By 1860, Mote had moved to Broadway, in Worcestershire, and was benefiting from the patronage of Sir Thomas Phillipps, the great bibliophile and collector, especially of manuscripts. In that year he married Phebe (possibly née Moss), from Whilton in Northamptonshire, and they settled at Broadway Tower, the folly designed by James Wyatt for Lady Coventry at the end of the eighteenth century. It has been said that Mote was ‘gardener and caretaker to Sir Thomas’ (Wood 1978, page 331), though these may have been honorary positions, allowing him the freedom to paint. In 1862, Sir Thomas Phillipps printed a list of his collection of art, entitled Pictures at Middle Hill, which included eight works by Mote: seven of Middle hill (five of which Phillipps had commissioned), plus one of the Tower of London. during his period in Broadway, Mote continued to exhibit occasionally at the RA.
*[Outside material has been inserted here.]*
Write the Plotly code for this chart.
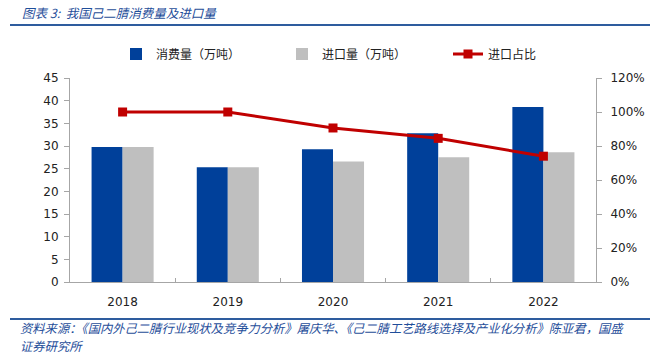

In 1867, George and Phebe Mote settled at 32 Stanhope Street, London. however, four years later, they moved to the village of Ewhurst, in Surrey, and this would remain their base for the rest of their lives. The Surrey countryside provided the subjects of many of Mote’s later paintings, and gave access to Brighton and resorts in Kent. Ewhurst is five miles south of Shere, the home of Mote’s sister, Frances, who had married the builder and carpenter, John Norton, and their father, Samuel, who had become a vine pruner and nurseryman (and died in 1878).
Following a brief period at Lansdowne Hill, Lower Norwood, in South London, in the mid 1870s, George and Phebe Mote moved into heath house, Ewhurst, which would be their final home. His last recorded exhibit was at the Royal Scottish Academy in 1880, though he continued to paint. His mother seems to have moved closer to him, dying in Guildford in 1895. his wife, Phebe, died in 1903, and he died, in Ewhurst, on 6 January 1909. His probate was to the artist, Adah Stuart Franks.